### WORK REQUIRED
Skip the pictures and extract all of the lines exactly as written.

>>

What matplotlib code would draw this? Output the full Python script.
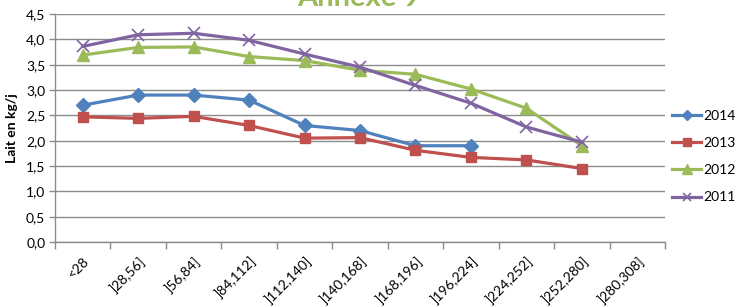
import matplotlib
matplotlib.use("Agg")
import matplotlib.pyplot as plt
import numpy as np

plt.rcParams['font.family'] = ['Lato', 'DejaVu Sans']

categories = ["<28", "]28,56]", "]56,84]", "]84,112]", "]112,140]", "]140,168]",
              "]168,196]", "]196,224]", "]224,252]", "]252,280]", "]280,308]"]
v2014 = [2.70, 2.90, 2.90, 2.80, 2.30, 2.20, 1.90, 1.90]
v2013 = [2.47, 2.44, 2.48, 2.30, 2.05, 2.06, 1.81, 1.67, 1.62, 1.45]
v2012 = [3.69, 3.84, 3.85, 3.66, 3.58, 3.39, 3.31, 3.02, 2.64, 1.90]
v2011 = [3.86, 4.09, 4.12, 3.98, 3.71, 3.45, 3.09, 2.74, 2.27, 1.97]
yticks = [0.0, 0.5, 1.0, 1.5, 2.0, 2.5, 3.0, 3.5, 4.0, 4.5]
ytick_labels = ["0,0", "0,5", "1,0", "1,5", "2,0", "2,5", "3,0", "3,5", "4,0", "4,5"]

W, H = 751, 307
fig = plt.figure(figsize=(W/100, H/100), dpi=100)
ax = fig.add_axes([55/W, 1-242/H, 610/W, 228/H])

series = [
    ("2014", v2014, "#4F81BD", "D", 7),
    ("2013", v2013, "#C0504D", "s", 7.5),
    ("2012", v2012, "#9BBB59", "^", 8.5),
    ("2011", v2011, "#8064A2", "x", 8),
]
for name, vals, col, mk, ms in series:
    x = np.arange(len(vals))
    kw = dict(markeredgewidth=1.2) if mk == "x" else dict(markeredgecolor=col)
    ax.plot(x, vals, color=col, lw=2.3, marker=mk, markersize=ms,
            markerfacecolor=col, label=name, **kw)

ax.set_xlim(-0.5, len(categories)-0.5)
ax.set_ylim(0, 4.5)
ax.set_yticks(yticks)
ax.set_yticklabels(ytick_labels, fontsize=10)
ax.yaxis.grid(True, color="#8C8C8C", lw=1.0)
ax.set_axisbelow(True)

ax.set_xticks(np.arange(len(categories)))
ax.set_xticklabels(categories, rotation=45, ha="right", rotation_mode="anchor", fontsize=10)
ax.tick_params(axis="x", length=0, pad=9)
ax.set_xticks(np.arange(len(categories)+1)-0.5, minor=True)
ax.tick_params(axis="x", which="minor", length=5, color="#8C8C8C", width=1)
ax.tick_params(axis="y", length=4, color="#8C8C8C", width=1, pad=3)

for s in ["top", "right"]:
    ax.spines[s].set_visible(False)
for s in ["left", "bottom"]:
    ax.spines[s].set_color("#8C8C8C")
    ax.spines[s].set_linewidth(1)

ax.set_ylabel("Lait en kg/j", fontsize=10, fontweight="bold", labelpad=6)

leg = ax.legend(loc="center left", bbox_to_anchor=(1.0, 0.375), frameon=False,
                fontsize=10, handlelength=2.1, labelspacing=1.1, handletextpad=0.15,
                borderaxespad=0.5, borderpad=0, markerscale=0.8)

fig.text(359/W, 1-6/H, "Annexe 9", color="#9BBB59", fontsize=21, fontweight="bold",
         ha="center", va="baseline")

fig.savefig("out.png", dpi=100)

<<

### EXERCISE RESPONSE
What matplotlib code would draw this? Output the full Python script.
import matplotlib
matplotlib.use("Agg")
import matplotlib.pyplot as plt
import numpy as np

plt.rcParams['font.family'] = ['Lato', 'DejaVu Sans']

categories = ["<28", "]28,56]", "]56,84]", "]84,112]", "]112,140]", "]140,168]",
              "]168,196]", "]196,224]", "]224,252]", "]252,280]", "]280,308]"]
v2014 = [2.70, 2.90, 2.90, 2.80, 2.30, 2.20, 1.90, 1.90]
v2013 = [2.47, 2.44, 2.48, 2.30, 2.05, 2.06, 1.81, 1.67, 1.62, 1.45]
v2012 = [3.69, 3.84, 3.85, 3.66, 3.58, 3.39, 3.31, 3.02, 2.64, 1.90]
v2011 = [3.86, 4.09, 4.12, 3.98, 3.71, 3.45, 3.09, 2.74, 2.27, 1.97]
yticks = [0.0, 0.5, 1.0, 1.5, 2.0, 2.5, 3.0, 3.5, 4.0, 4.5]
ytick_labels = ["0,0", "0,5", "1,0", "1,5", "2,0", "2,5", "3,0", "3,5", "4,0", "4,5"]

W, H = 751, 307
fig = plt.figure(figsize=(W/100, H/100), dpi=100)
ax = fig.add_axes([55/W, 1-242/H, 610/W, 228/H])

series = [
    ("2014", v2014, "#4F81BD", "D", 7),
    ("2013", v2013, "#C0504D", "s", 7.5),
    ("2012", v2012, "#9BBB59", "^", 8.5),
    ("2011", v2011, "#8064A2", "x", 8),
]
for name, vals, col, mk, ms in series:
    x = np.arange(len(vals))
    kw = dict(markeredgewidth=1.2) if mk == "x" else dict(markeredgecolor=col)
    ax.plot(x, vals, color=col, lw=2.3, marker=mk, markersize=ms,
            markerfacecolor=col, label=name, **kw)

ax.set_xlim(-0.5, len(categories)-0.5)
ax.set_ylim(0, 4.5)
ax.set_yticks(yticks)
ax.set_yticklabels(ytick_labels, fontsize=10)
ax.yaxis.grid(True, color="#8C8C8C", lw=1.0)
ax.set_axisbelow(True)

ax.set_xticks(np.arange(len(categories)))
ax.set_xticklabels(categories, rotation=45, ha="right", rotation_mode="anchor", fontsize=10)
ax.tick_params(axis="x", length=0, pad=9)
ax.set_xticks(np.arange(len(categories)+1)-0.5, minor=True)
ax.tick_params(axis="x", which="minor", length=5, color="#8C8C8C", width=1)
ax.tick_params(axis="y", length=4, color="#8C8C8C", width=1, pad=3)

for s in ["top", "right"]:
    ax.spines[s].set_visible(False)
for s in ["left", "bottom"]:
    ax.spines[s].set_color("#8C8C8C")
    ax.spines[s].set_linewidth(1)

ax.set_ylabel("Lait en kg/j", fontsize=10, fontweight="bold", labelpad=6)

leg = ax.legend(loc="center left", bbox_to_anchor=(1.0, 0.375), frameon=False,
                fontsize=10, handlelength=2.1, labelspacing=1.1, handletextpad=0.15,
                borderaxespad=0.5, borderpad=0, markerscale=0.8)

fig.text(359/W, 1-6/H, "Annexe 9", color="#9BBB59", fontsize=21, fontweight="bold",
         ha="center", va="baseline")

fig.savefig("out.png", dpi=100)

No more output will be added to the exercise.